For the unindoctrinated, a wedding registry is simply a societally sanctioned way for couples to tell their closest friends and family, "Here's a list of everything we want you to buy us."
Yet the custom cannot be blamed on modern consumer culture. In fact, according to the Bride's Book of Wedding Traditions, the first recorded instance of a bridal registry was at a Minnesota store in 1901. Department stores like Chicago's Marshall Fields came soon after, offering registries as a way for engaged couples to share their preferred china pattern with family and friends. In 1958, Williams-Sonoma got into the act, helping turn couples' attention to everyday items, too.
Today, there is an entire Wedding Industrial Complex devoted to making couples feel insecure unless they opt for jumbo-sized marital loot. Countless magazines, Web sites and blogs provide readers with long lists of "must have" items for newlywed life.
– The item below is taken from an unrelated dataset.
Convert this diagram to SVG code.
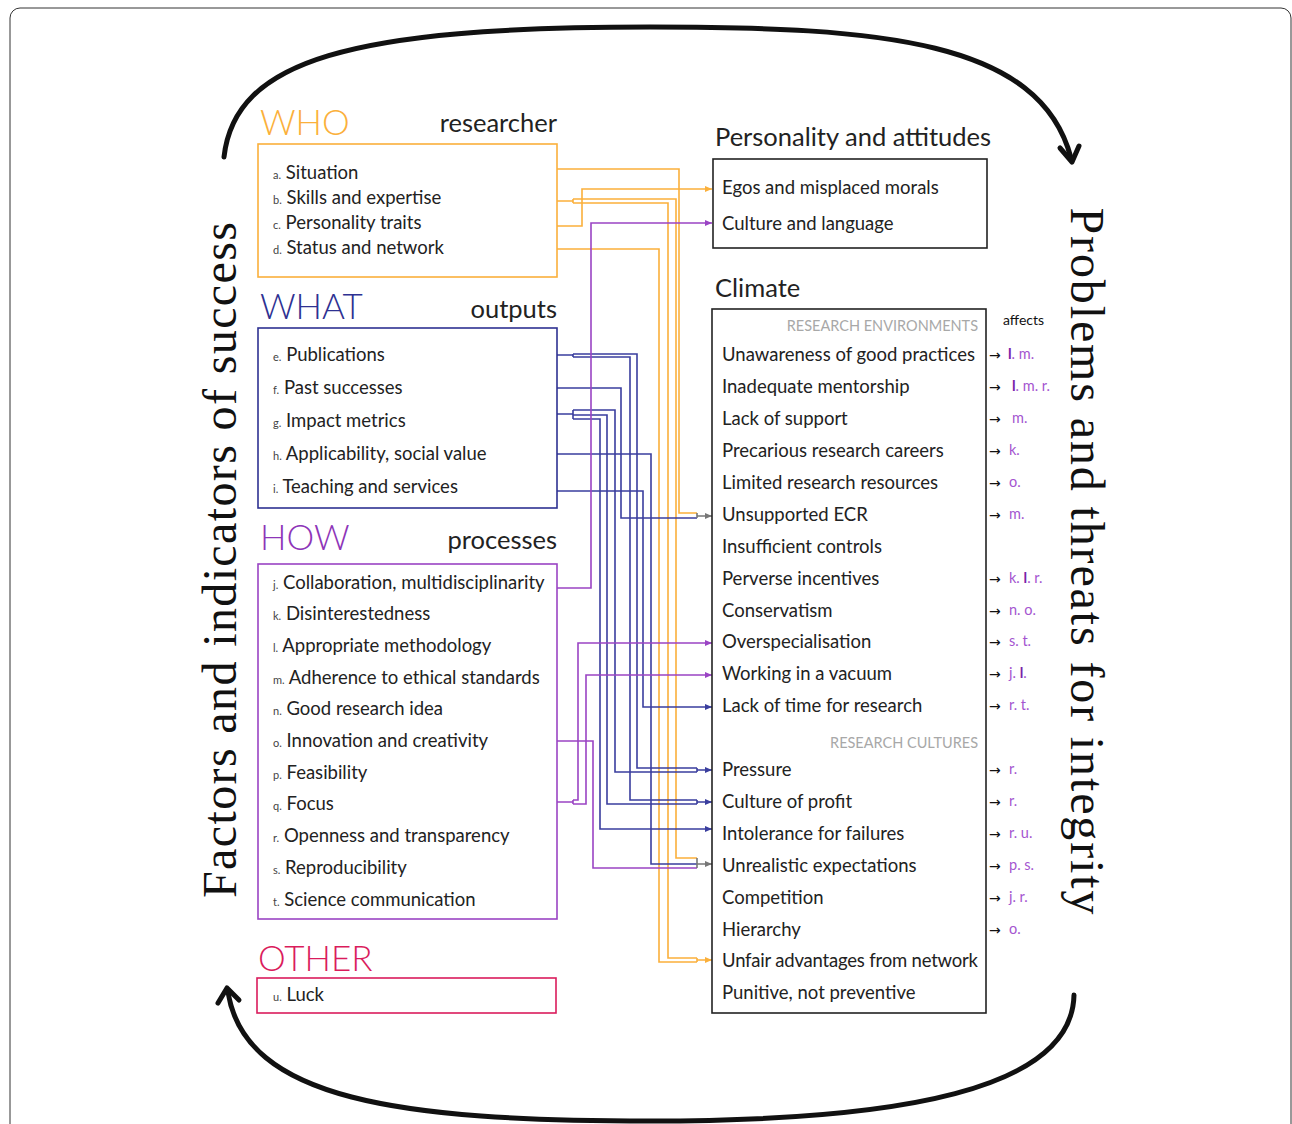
<svg xmlns="http://www.w3.org/2000/svg" width="1292" height="1124" viewBox="0 0 1292 1124">
<defs>
<style>
.sans{font-family:Lato,"Noto Sans","Liberation Sans",sans-serif;}
.item{font-family:Lato,"Noto Sans","Liberation Sans",sans-serif;font-size:18.5px;fill:#222;}
.lt{font-size:11px;fill:#444;}
.title{font-family:Lato,"Noto Sans","Liberation Sans",sans-serif;font-size:35px;font-weight:300;}
.sub{font-family:Lato,"Noto Sans","Liberation Sans",sans-serif;font-size:25.5px;fill:#222;text-anchor:end;}
.head{font-family:Lato,"Noto Sans","Liberation Sans",sans-serif;font-size:25.5px;fill:#222;}
.sec{font-family:Lato,"Noto Sans","Liberation Sans",sans-serif;font-size:14.5px;fill:#A8A8A8;text-anchor:end;}
.aff{font-family:Lato,"Noto Sans","Liberation Sans",sans-serif;font-size:14.5px;fill:#A455D0;}
.arr{font-family:"DejaVu Sans",sans-serif;font-size:14px;fill:#111;}
.b{font-weight:bold;fill:#7A22A8;}
.big{font-family:"Liberation Serif",serif;font-size:48px;fill:#111;text-anchor:middle;}
.box{fill:none;stroke-width:1.6;}
.c{fill:none;stroke-width:1.6;}
.y{stroke:#FBB03B;}
.bl{stroke:#3A3E9E;}
.p{stroke:#9A44C4;}
.g{stroke:#777;}
.loop{fill:none;stroke:#111;stroke-width:5;stroke-linecap:round;stroke-linejoin:round;}
</style>
<marker id="ay" markerWidth="7" markerHeight="6" refX="7" refY="3" orient="auto" markerUnits="userSpaceOnUse"><path d="M0,0 L7,3 L0,6 Z" fill="#FBB03B"/></marker>
<marker id="ab" markerWidth="7" markerHeight="6" refX="7" refY="3" orient="auto" markerUnits="userSpaceOnUse"><path d="M0,0 L7,3 L0,6 Z" fill="#3A3E9E"/></marker>
<marker id="ap" markerWidth="7" markerHeight="6" refX="7" refY="3" orient="auto" markerUnits="userSpaceOnUse"><path d="M0,0 L7,3 L0,6 Z" fill="#9A44C4"/></marker>
<marker id="ag" markerWidth="7" markerHeight="6" refX="7" refY="3" orient="auto" markerUnits="userSpaceOnUse"><path d="M0,0 L7,3 L0,6 Z" fill="#777"/></marker>
</defs>
<rect width="1292" height="1124" fill="#fff"/>
<rect x="10" y="8" width="1281" height="1150" rx="10" fill="none" stroke="#333" stroke-width="1"/>

<g id="loops">
<path class="loop" d="M224,157 C235,60 350,27 650,27 C880,27 1040,40 1071,158"/>
<polyline class="loop" points="1060,148 1072,162 1079,146"/>
<path class="loop" d="M1074,995 C1072,1090 900,1121 650,1121 C400,1121 245,1100 228,992"/>
<polyline class="loop" points="218,1003 227,988 239,1000"/>
</g>

<g id="side-titles">
<text class="big" transform="translate(236,560) rotate(-90)" textLength="676" lengthAdjust="spacing">Factors and indicators of success</text>
<text class="big" transform="translate(1071,561) rotate(90)" textLength="707" lengthAdjust="spacing">Problems and threats for integrity</text>
</g>

<g id="connectors">
<!-- WHO -->
<path class="c y" d="M557,169 H679 V513 H697"/>
<path class="c y" d="M557,201 H573 M573,199 V203 M573,199 H676 V858 H697 M573,203 H668 V958 H697"/>
<path class="c y" d="M557,226 H582 V189 H712" marker-end="url(#ay)"/>
<path class="c y" d="M557,249 H659 V962 H697"/>
<!-- WHAT -->
<path class="c bl" d="M557,355 H573 M573,354 V357 M573,354 H637 V768 H697 M573,357 H630 V800 H697"/>
<path class="c bl" d="M557,388 H621 V518 H697"/>
<path class="c bl" d="M557,414 H573 M573,410 V419 M573,410 H615 V772 H697 M573,415 H607 V804 H697"/>
<path class="c bl" d="M573,419 H600 V829 H712" marker-end="url(#ab)"/>
<path class="c bl" d="M557,454 H651 V864 H697"/>
<path class="c bl" d="M557,491 H643 V707 H712" marker-end="url(#ab)"/>
<!-- HOW -->
<path class="c p" d="M557,588 H591 V223 H712" marker-end="url(#ap)"/>
<path class="c p" d="M557,741 H593 V868 H697"/>
<path class="c p" d="M557,802 H573 M573,800 V804 M573,800 H578 V643 H712" marker-end="url(#ap)"/>
<path class="c p" d="M573,804 H586 V675 H712" marker-end="url(#ap)"/>
<!-- junctions and arrows -->
<path class="c g" d="M697,513 V518 M697,516 H712" marker-end="url(#ag)"/>
<path class="c bl" d="M697,768 V772 M697,770 H712" marker-end="url(#ab)"/>
<path class="c bl" d="M697,800 V804 M697,802 H712" marker-end="url(#ab)"/>
<path class="c g" d="M697,858 V868 M697,864 H712" marker-end="url(#ag)"/>
<path class="c y" d="M697,958 V962 M697,960 H712" marker-end="url(#ay)"/>
</g>

<g id="who">
<text class="title" x="260" y="135" fill="#FBB03B">WHO</text>
<text class="sub" x="557" y="132">researcher</text>
<rect class="box" x="258" y="144" width="299" height="133" stroke="#FBB03B"/>
<text class="item" x="273" y="179"><tspan class="lt">a.</tspan> Situation</text>
<text class="item" x="273" y="204"><tspan class="lt">b.</tspan> Skills and expertise</text>
<text class="item" x="273" y="229"><tspan class="lt">c.</tspan> Personality traits</text>
<text class="item" x="273" y="254"><tspan class="lt">d.</tspan> Status and network</text>
</g>

<g id="what">
<text class="title" x="260" y="319" fill="#2E3192">WHAT</text>
<text class="sub" x="557" y="318">outputs</text>
<rect class="box" x="258" y="328" width="299" height="180" stroke="#2E3192"/>
<text class="item" x="273" y="361"><tspan class="lt">e.</tspan> Publications</text>
<text class="item" x="273" y="394"><tspan class="lt">f.</tspan> Past successes</text>
<text class="item" x="273" y="427"><tspan class="lt">g.</tspan> Impact metrics</text>
<text class="item" x="273" y="460"><tspan class="lt">h.</tspan> Applicability, social value</text>
<text class="item" x="273" y="493"><tspan class="lt">i.</tspan> Teaching and services</text>
</g>

<g id="how">
<text class="title" x="260" y="550" fill="#8E35B8">HOW</text>
<text class="sub" x="557" y="549">processes</text>
<rect class="box" x="258" y="564" width="299" height="355" stroke="#9A44C4"/>
<text class="item" x="273" y="589"><tspan class="lt">j.</tspan> Collaboration, multidisciplinarity</text>
<text class="item" x="273" y="620"><tspan class="lt">k.</tspan> Disinterestedness</text>
<text class="item" x="273" y="652"><tspan class="lt">l.</tspan> Appropriate methodology</text>
<text class="item" x="273" y="684"><tspan class="lt">m.</tspan> Adherence to ethical standards</text>
<text class="item" x="273" y="715"><tspan class="lt">n.</tspan> Good research idea</text>
<text class="item" x="273" y="747"><tspan class="lt">o.</tspan> Innovation and creativity</text>
<text class="item" x="273" y="779"><tspan class="lt">p.</tspan> Feasibility</text>
<text class="item" x="273" y="810"><tspan class="lt">q.</tspan> Focus</text>
<text class="item" x="273" y="842"><tspan class="lt">r.</tspan> Openness and transparency</text>
<text class="item" x="273" y="874"><tspan class="lt">s.</tspan> Reproducibility</text>
<text class="item" x="273" y="906"><tspan class="lt">t.</tspan> Science communication</text>
</g>

<g id="other">
<text class="title" x="258" y="971" fill="#DA1C5C">OTHER</text>
<rect class="box" x="257" y="978" width="299" height="35" stroke="#DA1C5C"/>
<text class="item" x="273" y="1001"><tspan class="lt">u.</tspan> Luck</text>
</g>

<g id="personality">
<text class="head" x="715" y="146">Personality and attitudes</text>
<rect class="box" x="713" y="159" width="274" height="89" stroke="#222"/>
<text class="item" x="722" y="194">Egos and misplaced morals</text>
<text class="item" x="722" y="230">Culture and language</text>
</g>

<g id="climate">
<text class="head" x="715" y="297">Climate</text>
<rect class="box" x="712" y="309" width="274" height="704" stroke="#222"/>
<text class="sec" x="978" y="331">RESEARCH ENVIRONMENTS</text>
<text class="item" x="722" y="361">Unawareness of good practices</text>
<text class="item" x="722" y="393">Inadequate mentorship</text>
<text class="item" x="722" y="425">Lack of support</text>
<text class="item" x="722" y="457">Precarious research careers</text>
<text class="item" x="722" y="489">Limited research resources</text>
<text class="item" x="722" y="521">Unsupported ECR</text>
<text class="item" x="722" y="553">Insufficient controls</text>
<text class="item" x="722" y="585">Perverse incentives</text>
<text class="item" x="722" y="617">Conservatism</text>
<text class="item" x="722" y="648">Overspecialisation</text>
<text class="item" x="722" y="680">Working in a vacuum</text>
<text class="item" x="722" y="712">Lack of time for research</text>
<text class="sec" x="978" y="748">RESEARCH CULTURES</text>
<text class="item" x="722" y="776">Pressure</text>
<text class="item" x="722" y="808">Culture of profit</text>
<text class="item" x="722" y="840">Intolerance for failures</text>
<text class="item" x="722" y="872">Unrealistic expectations</text>
<text class="item" x="722" y="904">Competition</text>
<text class="item" x="722" y="936">Hierarchy</text>
<text class="item" x="722" y="967" textLength="256" lengthAdjust="spacing">Unfair advantages from network</text>
<text class="item" x="722" y="999">Punitive, not preventive</text>
</g>

<g id="affects">
<text class="sans" x="1003" y="325" font-size="14" fill="#111">affects</text>
<text class="arr" x="989" y="360">→</text><text class="aff" x="1008" y="359"><tspan class="b">l</tspan>. m.</text>
<text class="arr" x="989" y="392">→</text><text class="aff" x="1012" y="391"><tspan class="b">l</tspan>. m. r.</text>
<text class="arr" x="989" y="424">→</text><text class="aff" x="1012" y="423">m.</text>
<text class="arr" x="989" y="456">→</text><text class="aff" x="1009" y="455">k.</text>
<text class="arr" x="989" y="488">→</text><text class="aff" x="1009" y="487">o.</text>
<text class="arr" x="989" y="520">→</text><text class="aff" x="1009" y="519">m.</text>
<text class="arr" x="989" y="584">→</text><text class="aff" x="1009" y="583">k. <tspan class="b">l</tspan>. r.</text>
<text class="arr" x="989" y="616">→</text><text class="aff" x="1009" y="615">n. o.</text>
<text class="arr" x="989" y="647">→</text><text class="aff" x="1009" y="646">s. t.</text>
<text class="arr" x="989" y="679">→</text><text class="aff" x="1009" y="678">j. <tspan class="b">l</tspan>.</text>
<text class="arr" x="989" y="711">→</text><text class="aff" x="1009" y="710">r. t.</text>
<text class="arr" x="989" y="775">→</text><text class="aff" x="1009" y="774">r.</text>
<text class="arr" x="989" y="807">→</text><text class="aff" x="1009" y="806">r.</text>
<text class="arr" x="989" y="839">→</text><text class="aff" x="1009" y="838">r. u.</text>
<text class="arr" x="989" y="871">→</text><text class="aff" x="1009" y="870">p. s.</text>
<text class="arr" x="989" y="903">→</text><text class="aff" x="1009" y="902">j. r.</text>
<text class="arr" x="989" y="935">→</text><text class="aff" x="1009" y="934">o.</text>
</g>
</svg>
Stores ranging from your local cookware shop to Crate & Barrel hold exclusive events where brides and grooms can zap a scanning gun at merchandise without the disruption of other shoppers. Web sites enable a bride to monitor her registry 24 hours a day, allowing her to adjust with a few simple clicks if guests need more choices or if she changes her mind about the pasta maker.
Couples are no longer confined to cookware and department stores for registries. They can make statements about their identities to wedding guests by adding less standard items to their wish lists, such as camping gear, tools, furniture, and even home electronics (His and hers towels are passe. Today's newlyweds want his and hers iPods).